“Nel momento in cui cominciamo
a comprendere la nostra gelosia
anche la nostra collera inizia a dissolversi”
Thich Nhat Hanh
Quando ho letto la frase che riporto nell’incipit ci ho messo un po’ a capire. Sono partito con lo strumento sbagliato cercando la collera e la gelosia. Poi mi sono ricordato che la mente non contiene oggetti ma relazioni e, invece di puntare agli asini legati agli estremi della corda, ho cominciato a riflettere sul nesso che mi veniva proposto: qualcosa che lega una maggior comprensione di un sentimento, la gelosia, con il dissolversi di un’emozione, la collera.
Ci sono legami che collegano stati d’animo, emozioni e atteggiamenti e nella mente certe relazioni sono collegate ad altre e ad altre ancora.
La gelosia, ad esempio, non è un oggetto ma una relazione. E’ un tipo di attaccamento fra me e un altro; una presa ben salda che se messa in discussione si stringe e afferra ancor più saldamente ciò che teme possa esserle sottratto; uno stile spesso inconscio e automatico di possedere: “Questo soggetto/oggetto è mio e reagisco se sfugge o se qualcuno prova a portarmelo via. Lo voglio per me e se qualcun altro sembra possederlo… lo detesto, provo invidia, antagonismo, rivalità.”
Anche l’invidia è una relazione. Melanie Klein la definì odio per un oggetto precedentemente erotizzato spiegando con questa sintesi che se non mi piacesse, se non desiderassi ardentemente, come se volessi portarmela a letto la “cosa” o la qualità che un altro possiede, non proverei certo rabbia verso di lui, non avrei alcun bisogno di sperare che la perda, che non se la goda, che gli vada per traverso.
Si assomigliano, insomma, queste due propensioni che avvelenano la mente e che vengono scambiate, a volte, per effetti collaterali dell’amore: risultati naturali di un attaccamento che, desiderando, vuole per sé, esclusivamente, fino alla simbiosi.
E la collera? La collera è primordiale, quasi fisica, legata all’istinto di attacco e all’aggressività animale che risponde a un pericolo o attiva il corpo verso una preda: un oggetto da raggiungere, catturare, mangiare. E’ un’emozione che passa all’azione e lo fa per difendere o per acquisire-prendere con la forza-non lasciar andare.
E se non ci fosse un territorio da difendere, un animale da catturare o da contendere, un’integrità fisica da salvaguardare con le unghie e con i denti?
Quanto ci si arrabbia in un supermercato? Quanto si litiga in un condominio?

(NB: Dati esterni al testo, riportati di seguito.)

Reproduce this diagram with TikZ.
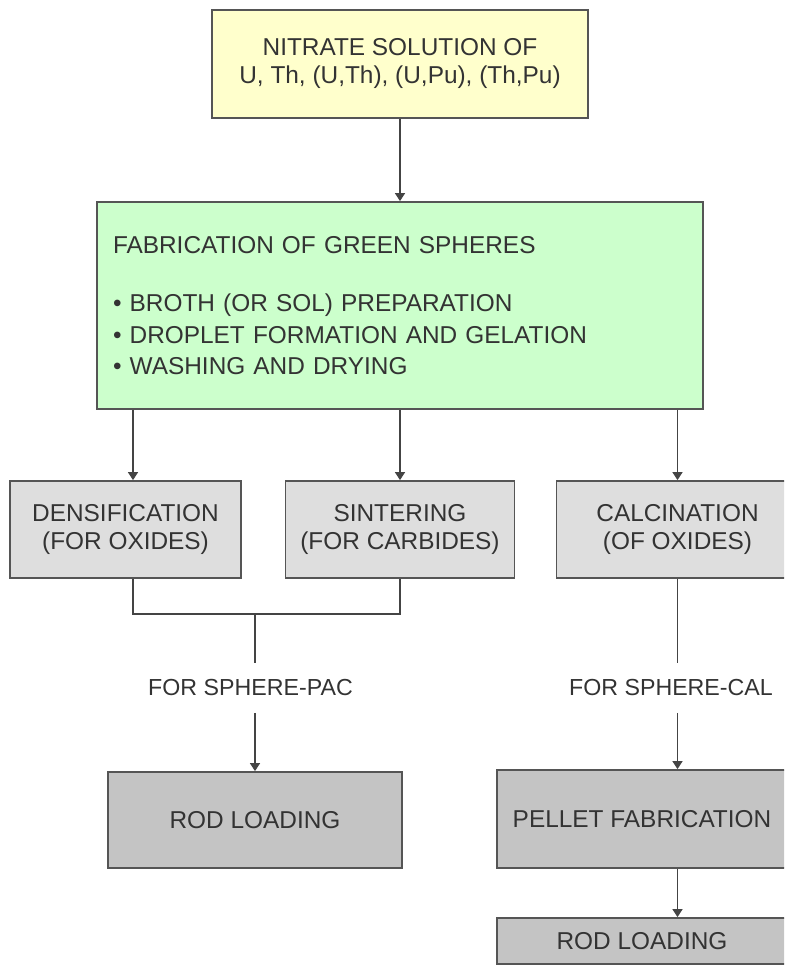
\documentclass[tikz,border=0pt]{standalone}
\usepackage{fontspec}
\setmainfont{Liberation Sans}
\usetikzlibrary{arrows.meta}

\definecolor{srcfill}{HTML}{FFFFCC}
\definecolor{greenfill}{HTML}{CCFFCC}
\definecolor{lightbox}{HTML}{DEDEDE}
\definecolor{darkbox}{HTML}{C4C4C4}
\definecolor{edgegray}{HTML}{555555}
\definecolor{wiregray}{HTML}{444444}
\definecolor{ink}{HTML}{333333}

\tikzset{
  box/.style={draw=edgegray, line width=0.9pt, rectangle, inner sep=0pt,
    align=center, text=ink, font=\fontsize{12.2}{14}\selectfont},
  tag/.style={inner sep=0pt, minimum height=24.5pt, text=ink,
    font=\fontsize{11.6}{14}\selectfont},
  wire/.style={draw=wiregray, line width=0.7pt},
  arr/.style={wire, -{Triangle[length=4pt,width=5pt]}}
}

\begin{document}
\begin{tikzpicture}[x=0.5pt, y=-0.5pt]
            \useasboundingbox[fill=white] (0,0) rectangle (784,965);
            \clip (0,0) rectangle (784,965);

            % Draw the source and the green sphere boxes
            \node[box, fill=srcfill, minimum width=188pt, minimum height=54pt] (src) at (400,64)
                {NITRATE SOLUTION OF\\U, Th, (U,Th), (U,Pu), (Th,Pu)};
            \node[box, fill=greenfill, minimum width=303pt, minimum height=103.5pt, text width=287pt,
                align=left, font=\fontsize{12.2}{15.75}\selectfont] (green) at (400,305.5)
                {FABRICATION OF GREEN SPHERES\\[13.5pt]
                 • BROTH (OR SOL) PREPARATION\\
                 • DROPLET FORMATION AND GELATION\\
                 • WASHING AND DRYING};

            % Draw the treatment boxes
            \node[box, fill=lightbox, minimum width=115.5pt, minimum height=48.5pt] (dens) at (125.5,529.5)
                {DENSIFICATION\\(FOR OXIDES)};
            \node[box, fill=lightbox, minimum width=114.5pt, minimum height=48.5pt] (sint) at (400,529.5)
                {SINTERING\\(FOR CARBIDES)};
            \node[box, fill=lightbox, minimum width=121pt, minimum height=48.5pt] (calc) at (677.5,529.5)
                {CALCINATION\\(OF OXIDES)};

            % Draw the route labels
            \node[tag] (pac) at (250.5,688) {FOR SPHERE-PAC};
            \node[tag] (cal) at (671,688) {FOR SPHERE-CAL};

            % Draw the final boxes
            \node[box, fill=darkbox, minimum width=147pt, minimum height=48pt] (rod1) at (255,820)
                {ROD LOADING};
            \node[box, fill=darkbox, minimum width=145pt, minimum height=49pt] (pellet) at (642,819)
                {PELLET FABRICATION};
            \node[box, fill=darkbox, minimum width=145pt, minimum height=23pt] (rod2) at (642,941)
                {ROD LOADING};

            % Corners of the joining line
            \coordinate (dx) at (133,614);
            \coordinate (sx) at (400,614);
            \coordinate (jx) at (255,614);

            % Draw the arrows
            \draw[arr] (src) -- (green);
            \draw[arr] (green.south -| dx) -- (dens.north -| dx);
            \draw[arr] (green.south -| sint.north) -- (sint.north);
            \draw[arr] (green.south -| calc.north) -- (calc.north);

            \draw[wire] (dens.south -| dx) -- (dx) -- (sx) -- (sint.south);
            \draw[wire] (jx) -- (jx |- pac.north);
            \draw[arr] (jx |- pac.south) -- (rod1.north);

            \draw[wire] (calc.south) -- (calc.south |- cal.north);
            \draw[arr] (calc.south |- cal.south) -- (calc.south |- pellet.north);
            \draw[arr] (calc.south |- pellet.south) -- (calc.south |- rod2.north);

        \end{tikzpicture}
\end{document}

Compriamo pezzi di animali che non abbiamo dovuto uccidere e macellare. Viviamo in abitazioni che nessuno minaccia di invadere. Ma la collera e l’irritazione non diminuiscono e l’aggressività è meno manifesta ma probabilmente più intossicante che nel passato. Quale oggetto custodiamo così gelosamente? Cosa amiamo in modo così morboso?
E’ stretta la parentela fra gelosia e collera! Ma, come al solito, è l’oggetto che sfugge.
Perché non ci sono oggetti da cercare! Tentare di trattenere l’intrattenibile, credere che ci sia qualcosa che potremo possedere per sempre, accanirsi per stringere… aria fra le mani (o oggetti nella mente).
Certo che fa arrabbiare. Se è vero che l’aggressività è figlia della frustrazione niente ci renderà collerici quanto il tentativo di rendere fisso, permanente e sicuro ciò che è mutevole, dipendente, labile. Questo modo di fare è alla base della gelosia. Concordo con chi ha detto che comprendendolo ci si libera di molta rabbia.
Ragionare così è molto semplicistico, ma in realtà quando c’è un sentimento vero tutti questi ragionamenti saltano.